Once that secondary starter is ready, you autolyse the dough and combine. To strengthen the dough and develop the gluten in the dough we coil fold during the bulk fermentation stage. This helps to ensure we keep as much air in the dough as possible. Those folds are done three times over two hours before we refrigerate the dough. The timings are all very much dependent on the environment but we keep the final rest and proof stage relatively short to ensure we keep the beautifully rounded bagel shape.
When ready, the bagel is cooked in a woodfire until it begins to blister. Our woodfire ovens get to around 400c and takes a few minutes, but in a home oven you’d be looking at 8-10 minutes on a cast iron pan at your highest temperature.
Being baked rather than boiled, the bagel is technically more akin to what you would find in Turkey and around that region, rather than the more commonly known boiled New York-style bagel. A New York bagel is a delicious bread, and the chewiness makes it great for sandwiches, but baking this dough helps accentuate the natural sourness and allows you to be more minimal with how it’s served.

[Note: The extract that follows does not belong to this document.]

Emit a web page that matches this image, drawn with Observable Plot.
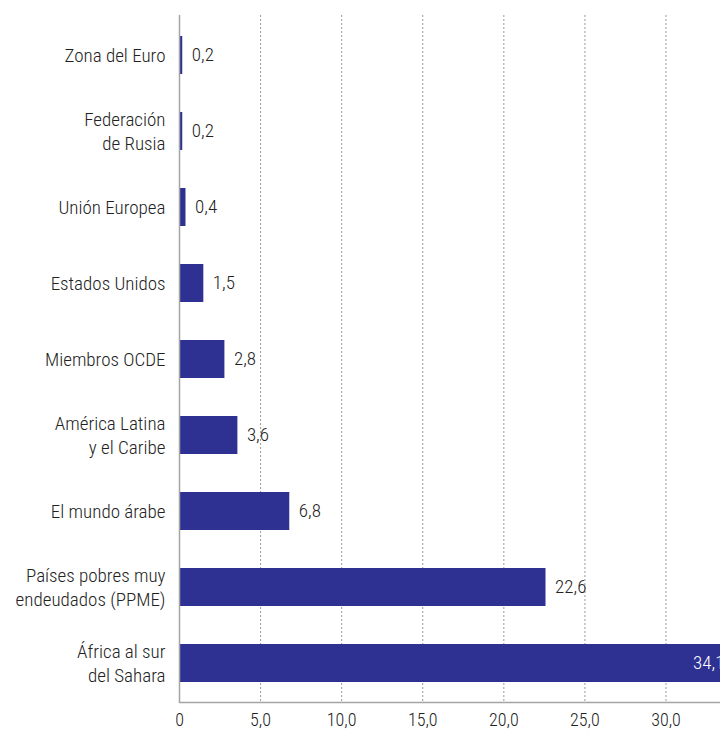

In the restaurant we simply brush it with garlic oil and sea salt, with an accompaniment of a ricotta or a goat’s cheese dip.
Malawach is a traditional Yemenite Jewish flatbread that was introduced to me by my uncle. It resembles a thick pancake but consists of thin layers of puff pastry brushed with oil or fat.
To make our Malawach we roll our sourdough into a ball, then begin stretching the dough out until it’s paper thin, and smother on the softened butter. Traditionally the fat used would be chicken fat, but I like the way the butter performs in the dough and allows us to reach more customers with the dish.
The butter itself should be soft and not melted to get the right lamination. I describe it as a lazy croissant dough. Once the butter has been spread across the surface the dough is rolled into a snail and then proofed.
Once proofed I get two aluminium trays and press the dough into a 2cm package thickness. You then get a really hot cast iron pan and add in a decent amount of vegetable oil. You carefully put that dough in the cast iron and get it into the oven, cooking it as you would a croissant.
We’ve done a few versions of Malawach, but it’s always a very dense and rich bread. Traditionally it is eaten within Jewish communities as a breakfast, served with honey, grated tomato or a Yemini sauce called zhug. But because of the richness we treat it as a bread course at the restaurant. We get delicious tomatoes in, cooking them over the fire and brushing them continuously with a harissa paste, so the tomato slowly dehydrates and cooks at the same time. Then we serve the bread with the charred and peeled harissa tomatoes and it tastes like heaven.